§ **Task prompt**
Return the material word for word. Do not include pictures.

§ **Provided material**
⁂

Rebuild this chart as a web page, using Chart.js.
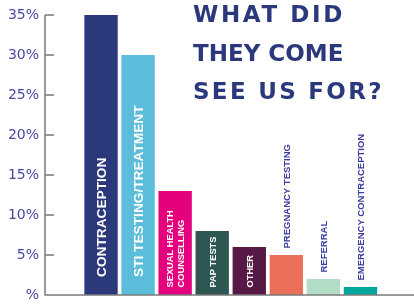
<!DOCTYPE html>
<html><head><meta charset="utf-8">
<script src="https://cdn.jsdelivr.net/npm/chart.js@4"></script>
<style>
html,body{margin:0;padding:0;background:#fff;}
#wrap{position:relative;width:414px;height:304px;overflow:hidden;}
#title{position:absolute;left:193px;top:-5px;font-family:"DejaVu Sans";font-weight:bold;font-size:23px;line-height:38.5px;color:#2b387c;white-space:nowrap;}
#title span{display:block;}
canvas{position:absolute;left:0;top:0;}
</style></head><body>
<div id="wrap"><canvas id="c" width="414" height="304"></canvas><div id="title"><span style="letter-spacing:2.6px">WHAT DID</span><span style="letter-spacing:0px">THEY COME</span><span style="letter-spacing:2.3px">SEE US FOR?</span></div></div>
<script>
const categories = ["CONTRACEPTION", "STI TESTING/TREATMENT", ["SEXUAL HEALTH", "COUNSELLING"], "PAP TESTS", "OTHER", "PREGNANCY TESTING", "REFERRAL", "EMERGENCY CONTRACEPTION"];
const values = [35, 30, 13, 8, 6, 5, 2, 1];
const barColors = ["#2b387c", "#5bbdd9", "#e5007e", "#2e5653", "#561845", "#ea7059", "#b2ddc6", "#00a79b"];
const yTickValues = [0, 5, 10, 15, 20, 25, 30, 35];
const yTickLabels = ["%", "5%", "10%", "15%", "20%", "25%", "30%", "35%"];

const AXIS_X = 45;
const axisPlugin = {
  id: 'axisLines',
  afterDraw(chart) {
    const ctx = chart.ctx, y = chart.scales.y;
    const y0 = y.getPixelForValue(0);
    const yTop = y.getPixelForValue(yTickValues[yTickValues.length - 1]);
    ctx.save();
    ctx.strokeStyle = '#7a7a7a';
    ctx.lineWidth = 1.5;
    ctx.beginPath();
    ctx.moveTo(AXIS_X, yTop);
    ctx.lineTo(AXIS_X, y0);
    ctx.lineTo(chart.width, y0);
    for (const v of yTickValues) {
      if (v === 0) continue;
      const py = y.getPixelForValue(v);
      ctx.moveTo(AXIS_X, py);
      ctx.lineTo(AXIS_X + 9, py);
    }
    ctx.stroke();
    ctx.restore();
  }
};

const labelPlugin = {
  id: 'barLabels',
  afterDatasetsDraw(chart) {
    const ctx = chart.ctx;
    const meta = chart.getDatasetMeta(0);
    meta.data.forEach((bar, i) => {
      const v = values[i];
      const lines = [].concat(categories[i]);
      let size, color, start;
      if (v >= 20) { size = 13.7; color = '#ffffff'; start = bar.base - 18; }
      else if (v >= 6) { size = 9.3; color = '#ffffff'; start = bar.base - 7.5; }
      else { size = 9.5; color = '#3c3ca0'; start = bar.y - 6.5; }
      ctx.save();
      ctx.translate(bar.x, start);
      ctx.rotate(-Math.PI / 2);
      ctx.font = 'bold ' + size + 'px "Liberation Sans"';
      ctx.fillStyle = color;
      ctx.textAlign = 'left';
      ctx.textBaseline = 'alphabetic';
      const lh = size * 1.215;
      lines.forEach((t, j) => {
        const off = (j - (lines.length - 1) / 2) * lh + size * 0.716 / 2;
        ctx.fillText(t, 0, off);
      });
      ctx.restore();
    });
  }
};

new Chart(document.getElementById('c'), {
  type: 'bar',
  data: {
    labels: categories,
    datasets: [{ data: values, backgroundColor: barColors, borderWidth: 0, categoryPercentage: 1, barPercentage: 0.9 }]
  },
  options: {
    responsive: false,
    animation: false,
    layout: { padding: { left: 0, right: 35, top: 15, bottom: 9 } },
    plugins: { legend: { display: false }, tooltip: { enabled: false }, title: { display: false } },
    scales: {
      x: { display: false },
      y: {
        min: 0, max: 35,
        afterBuildTicks(scale) { scale.ticks = yTickValues.map(v => ({ value: v })); },
        afterFit(scale) { scale.width = 82.5; scale.paddingTop = 0; scale.paddingBottom = 0; },
        border: { display: false },
        grid: { display: false, drawTicks: false },
        ticks: {
          padding: 43.5,
          color: '#4848a6',
          font: { family: '"DejaVu Sans"', size: 14 },
          callback: (v) => yTickLabels[yTickValues.indexOf(v)]
        }
      }
    }
  },
  plugins: [axisPlugin, labelPlugin]
});
</script>
</body></html>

⁂

§ **Correct output**
Rebuild this chart as a web page, using Chart.js.
<!DOCTYPE html>
<html><head><meta charset="utf-8">
<script src="https://cdn.jsdelivr.net/npm/chart.js@4"></script>
<style>
html,body{margin:0;padding:0;background:#fff;}
#wrap{position:relative;width:414px;height:304px;overflow:hidden;}
#title{position:absolute;left:193px;top:-5px;font-family:"DejaVu Sans";font-weight:bold;font-size:23px;line-height:38.5px;color:#2b387c;white-space:nowrap;}
#title span{display:block;}
canvas{position:absolute;left:0;top:0;}
</style></head><body>
<div id="wrap"><canvas id="c" width="414" height="304"></canvas><div id="title"><span style="letter-spacing:2.6px">WHAT DID</span><span style="letter-spacing:0px">THEY COME</span><span style="letter-spacing:2.3px">SEE US FOR?</span></div></div>
<script>
const categories = ["CONTRACEPTION", "STI TESTING/TREATMENT", ["SEXUAL HEALTH", "COUNSELLING"], "PAP TESTS", "OTHER", "PREGNANCY TESTING", "REFERRAL", "EMERGENCY CONTRACEPTION"];
const values = [35, 30, 13, 8, 6, 5, 2, 1];
const barColors = ["#2b387c", "#5bbdd9", "#e5007e", "#2e5653", "#561845", "#ea7059", "#b2ddc6", "#00a79b"];
const yTickValues = [0, 5, 10, 15, 20, 25, 30, 35];
const yTickLabels = ["%", "5%", "10%", "15%", "20%", "25%", "30%", "35%"];

const AXIS_X = 45;
const axisPlugin = {
  id: 'axisLines',
  afterDraw(chart) {
    const ctx = chart.ctx, y = chart.scales.y;
    const y0 = y.getPixelForValue(0);
    const yTop = y.getPixelForValue(yTickValues[yTickValues.length - 1]);
    ctx.save();
    ctx.strokeStyle = '#7a7a7a';
    ctx.lineWidth = 1.5;
    ctx.beginPath();
    ctx.moveTo(AXIS_X, yTop);
    ctx.lineTo(AXIS_X, y0);
    ctx.lineTo(chart.width, y0);
    for (const v of yTickValues) {
      if (v === 0) continue;
      const py = y.getPixelForValue(v);
      ctx.moveTo(AXIS_X, py);
      ctx.lineTo(AXIS_X + 9, py);
    }
    ctx.stroke();
    ctx.restore();
  }
};

const labelPlugin = {
  id: 'barLabels',
  afterDatasetsDraw(chart) {
    const ctx = chart.ctx;
    const meta = chart.getDatasetMeta(0);
    meta.data.forEach((bar, i) => {
      const v = values[i];
      const lines = [].concat(categories[i]);
      let size, color, start;
      if (v >= 20) { size = 13.7; color = '#ffffff'; start = bar.base - 18; }
      else if (v >= 6) { size = 9.3; color = '#ffffff'; start = bar.base - 7.5; }
      else { size = 9.5; color = '#3c3ca0'; start = bar.y - 6.5; }
      ctx.save();
      ctx.translate(bar.x, start);
      ctx.rotate(-Math.PI / 2);
      ctx.font = 'bold ' + size + 'px "Liberation Sans"';
      ctx.fillStyle = color;
      ctx.textAlign = 'left';
      ctx.textBaseline = 'alphabetic';
      const lh = size * 1.215;
      lines.forEach((t, j) => {
        const off = (j - (lines.length - 1) / 2) * lh + size * 0.716 / 2;
        ctx.fillText(t, 0, off);
      });
      ctx.restore();
    });
  }
};

new Chart(document.getElementById('c'), {
  type: 'bar',
  data: {
    labels: categories,
    datasets: [{ data: values, backgroundColor: barColors, borderWidth: 0, categoryPercentage: 1, barPercentage: 0.9 }]
  },
  options: {
    responsive: false,
    animation: false,
    layout: { padding: { left: 0, right: 35, top: 15, bottom: 9 } },
    plugins: { legend: { display: false }, tooltip: { enabled: false }, title: { display: false } },
    scales: {
      x: { display: false },
      y: {
        min: 0, max: 35,
        afterBuildTicks(scale) { scale.ticks = yTickValues.map(v => ({ value: v })); },
        afterFit(scale) { scale.width = 82.5; scale.paddingTop = 0; scale.paddingBottom = 0; },
        border: { display: false },
        grid: { display: false, drawTicks: false },
        ticks: {
          padding: 43.5,
          color: '#4848a6',
          font: { family: '"DejaVu Sans"', size: 14 },
          callback: (v) => yTickLabels[yTickValues.indexOf(v)]
        }
      }
    }
  },
  plugins: [axisPlugin, labelPlugin]
});
</script>
</body></html>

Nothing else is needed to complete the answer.